• _Set task_:
Omit every picture, and retype the lines that run from the beginning of the data below through the line containing "import pandas as pd", inclusive.
— start Supplied data —
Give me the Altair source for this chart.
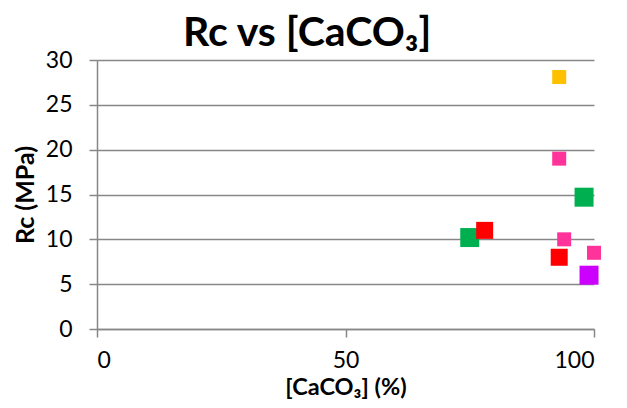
import altair as alt
import pandas as pd

caco3 = [93, 93, 98, 75, 78, 94, 93, 100, 99]
rc = [28.1, 19.0, 14.7, 10.2, 11.0, 10.0, 8.0, 8.5, 6.0]
colors = ["#FFC000", "#FF3399", "#00B050", "#00B050", "#FF0000", "#FF3399", "#FF0000", "#FF3399", "#CC00FF"]
sizes = [196, 196, 361, 361, 289, 196, 289, 196, 361]

df = pd.DataFrame({"caco3": caco3, "rc": rc, "color": colors, "size": sizes})

FONT = "Lato"

points = alt.Chart(df).mark_square(opacity=1).encode(
    x=alt.X("caco3:Q", scale=alt.Scale(domain=[0, 100], nice=False),
            axis=alt.Axis(values=[0, 50, 100], title="[CaCO₃] (%)", grid=False,
                          tickSize=8, labelPadding=12, titlePadding=3, titleFontSize=23.5)),
    y=alt.Y("rc:Q", scale=alt.Scale(domain=[0, 30], nice=False),
            axis=alt.Axis(values=[0, 5, 10, 15, 20, 25, 30], title="Rc (MPa)", grid=True,
                          tickSize=8, labelPadding=17, titlePadding=7, titleFontSize=25)),
    color=alt.Color("color:N", scale=None),
    size=alt.Size("size:Q", scale=None),
)

chart = points.properties(
    width=497, height=269,
    title=alt.TitleParams("Rc vs [CaCO₃]", fontSize=41, font=FONT, fontWeight="bold",
                          color="#000000", offset=-6, frame="bounds"),
    autosize=alt.AutoSizeParams(type="none"),
    padding={"left": 89, "top": 52, "right": 16, "bottom": 80},
).configure_view(stroke=None).configure_axis(
    labelFont=FONT, labelFontSize=23, labelColor="#000000",
    titleFont=FONT, titleFontWeight="bold", titleColor="#000000",
    domainColor="#878787", domainWidth=1.5, tickColor="#878787", tickWidth=1.5,
    gridColor="#878787", gridWidth=1.5, gridOpacity=1,
)

chart.save("out.html", embed_options={"renderer": "svg", "actions": False})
— end Supplied data —
• _Result of this task_:
Give me the Altair source for this chart.
import altair as alt
import pandas as pd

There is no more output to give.